You might just be to far from the sattelite and the file is downloaded from other nodes faster than yours

2 Likes

Now you’re getting the terms backwards, don’t you mean uploaded to other nodes faster than mine? :slight_smile:

I wonder if it might be worthwhile to change the log entries to “storage” and “retrieval” to avoid this confusion?

Haha you are right. Uploaded was the right word😀.
Im just tired. On My first cup of coffee this morning.

You could proposed in https://ideas.storj.io/

From my understanding the terms were chosen to be ALWAYS specified from the point of the customer to avoid confusion. Since they are unified, once you establish that they are used universally, it is always clear what you are talking about. Different points of view are confusing.
They used to call writing software onto microcontrollers “downloading onto”, which would imply the controller initiates the transfer, which is impossible. Now I see some use the proper “upload” instead.

Also the log has PUT and GET at the end, which is STORE and RETRIEVE basically.
The only thing missing is deletes, they don’t say DELETE.

2 Likes

Right. It might be helpful to spell this out somewhere in the documentation. There’s a lot of terms in the log and dashboard that don’t appear to be documented (at least anywhere that turned up in a Google search) so it’s up to the operator to either ask or try to figure it out.

I assume these are the HTTP verbs. In this case I would assume that the satellite initiates the call… but if the satellite gives the node some kind of directive and the node makes the HTTP call then the terms would again reverse their meaning.

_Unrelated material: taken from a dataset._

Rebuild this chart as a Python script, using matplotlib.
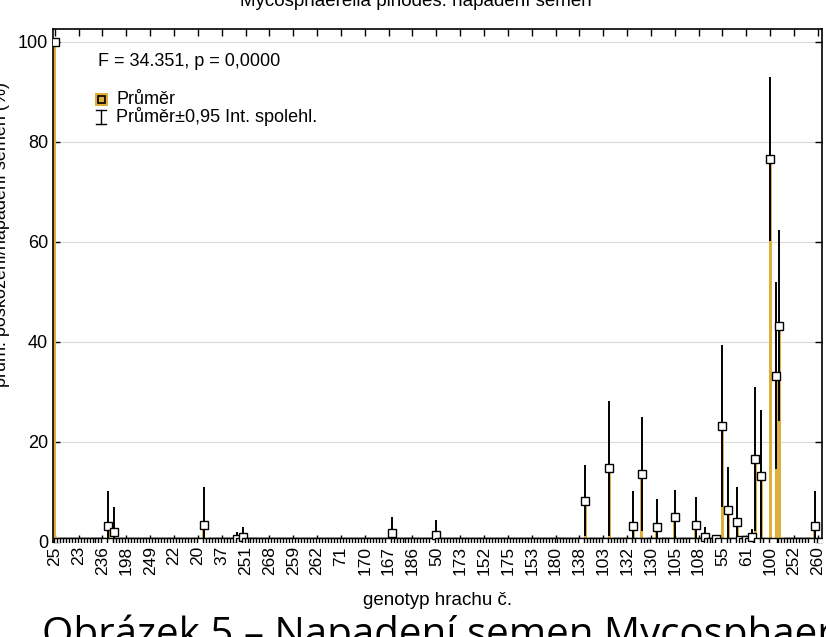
import matplotlib
matplotlib.use("Agg")
import matplotlib.pyplot as plt
from matplotlib.patches import Rectangle
from matplotlib.lines import Line2D
import numpy as np

# ---- data ----
n_genotypes = 258
tick_labels = ['25', '23', '236', '198', '249', '22', '20', '37', '251', '268', '259',
               '262', '71', '170', '167', '186', '50', '173', '152', '175', '153', '180',
               '138', '103', '132', '130', '105', '108', '55', '61', '100', '252', '260']
label_step = 8
# categories (position in sorted order) with non-zero mean
nz_index = [0, 18, 20, 50, 61, 63, 113, 128, 178, 186, 194, 197, 202, 208, 215, 218,
            222, 224, 226, 229, 230, 232, 234, 235, 237, 240, 242, 243, 255]
nz_mean = [100.0, 3.3, 2.0, 3.5, 0.7, 1.0, 1.8, 1.5, 8.3, 14.8, 3.3, 13.6, 3.1, 5.1,
           3.4, 1.0, 0.6, 23.3, 6.4, 4.0, 0.5, 0.5, 1.0, 16.6, 13.3, 76.6, 33.3, 43.3, 3.3]
nz_ci = [0.0, 7.0, 5.0, 7.5, 1.3, 2.0, 3.2, 3.0, 7.1, 13.5, 6.9, 11.4, 5.5, 5.3,
         5.7, 2.1, 0.9, 16.2, 8.6, 7.0, 0.8, 0.8, 1.6, 14.4, 13.1, 16.4, 18.7, 19.0, 6.9]

title = "Mycosphaerella pinodes: napadení semen"
xlabel = "genotyp hrachu č."
ylabel = "prům. poškození/napadení semen (%)"
stat_text = "F = 34.351, p = 0,0000"
leg_mean = "Průměr"
leg_ci = "Průměr±0,95 Int. spolehl."
caption = "Obrázek 5 – Napadení semen Mycosphaerella pinodes"

gold = "#DDB03C"

means = np.zeros(n_genotypes)
ci = np.zeros(n_genotypes)
means[nz_index] = nz_mean
ci[nz_index] = nz_ci
x = np.arange(n_genotypes)

plt.rcParams['font.family'] = ['Liberation Sans', 'DejaVu Sans']
fig = plt.figure(figsize=(8.26, 6.37), dpi=100)
W, H = 826, 637
L, R, T, B = 53, 822, 29, 542
ax = fig.add_axes([L / W, 1 - B / H, (R - L) / W, (B - T) / H])

ax.set_xlim(-0.6, n_genotypes - 0.6)
ax.set_ylim(0, 102.6)

for yv in [20, 40, 60, 80, 100]:
    ax.axhline(yv, color="#DADADA", lw=0.8, zorder=0)

ax.bar(x, means, width=1.0, color=gold, edgecolor="none", zorder=2)
mask = ci > 0
ax.vlines(x[mask], means[mask] - ci[mask], means[mask] + ci[mask],
          color="black", lw=1.4, zorder=3)
ax.plot(x, means, linestyle="none", marker="s", markersize=6.2,
        markerfacecolor="white", markeredgecolor="black", markeredgewidth=1.0,
        zorder=4, clip_on=True)

ticks = np.arange(len(tick_labels)) * label_step
ax.set_xticks(ticks)
ax.set_xticklabels(tick_labels, rotation=90, fontsize=12.5)
ax.set_yticks([0, 20, 40, 60, 80, 100])
ax.tick_params(axis="y", labelsize=13, direction="in", length=5, right=True, width=1.0)
ax.tick_params(axis="x", direction="in", length=5, top=True, width=1.0, pad=3)
for s in ax.spines.values():
    s.set_linewidth(1.2)

ax.set_xlabel(xlabel, fontsize=13.5)
ax.xaxis.set_label_coords(0.5, -0.097)
ax.set_ylabel(ylabel, fontsize=13)
ax.yaxis.set_label_coords(-0.056, 0.6)

# stats text and legend (drawn manually in axes fraction)
ax.text(0.0585, 0.936, stat_text, transform=ax.transAxes, fontsize=13, va="center", ha="left")
ax.add_patch(Rectangle((0.0540, 0.8505), 0.0169, 0.0253, transform=ax.transAxes,
                       facecolor=gold, edgecolor="none", clip_on=False))
ax.add_patch(Rectangle((0.0580, 0.8565), 0.0090, 0.0135, transform=ax.transAxes,
                       facecolor=gold, edgecolor="black", lw=1.2, clip_on=False))
ax.text(0.0820, 0.8635, leg_mean, transform=ax.transAxes, fontsize=13, va="center", ha="left")
ax.add_line(Line2D([0.0624, 0.0624], [0.815, 0.842], transform=ax.transAxes, color="black", lw=1.0))
ax.add_line(Line2D([0.0564, 0.0684], [0.842, 0.842], transform=ax.transAxes, color="black", lw=1.0))
ax.add_line(Line2D([0.0564, 0.0684], [0.815, 0.815], transform=ax.transAxes, color="black", lw=1.0))
ax.text(0.0820, 0.8285, leg_ci, transform=ax.transAxes, fontsize=13, va="center", ha="left")

fig.text(416 / W, 1 - 5.5 / H, title, fontsize=13.5, ha="center", va="baseline")
fig.text(42 / W, 1 - 646 / H, caption, fontsize=29, ha="left", va="baseline",
         family=["Open Sans", "DejaVu Sans"])

fig.savefig("out.png", dpi=100)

That’s the problem I was running into… it’s all a bit ambiguous unless you know exactly what’s going on.

Ideally the log would eventually only be something you look at if something is wrong. The terms are meant for debugging much more than to be an actual user interface. Documentation would be nice, but it’s a matter of picking priorities.

Most of the traffic happens directly from the uplink (customer). The uplink initiates the transfers, the satellite merely tells the uplink what storagenodes to upload to.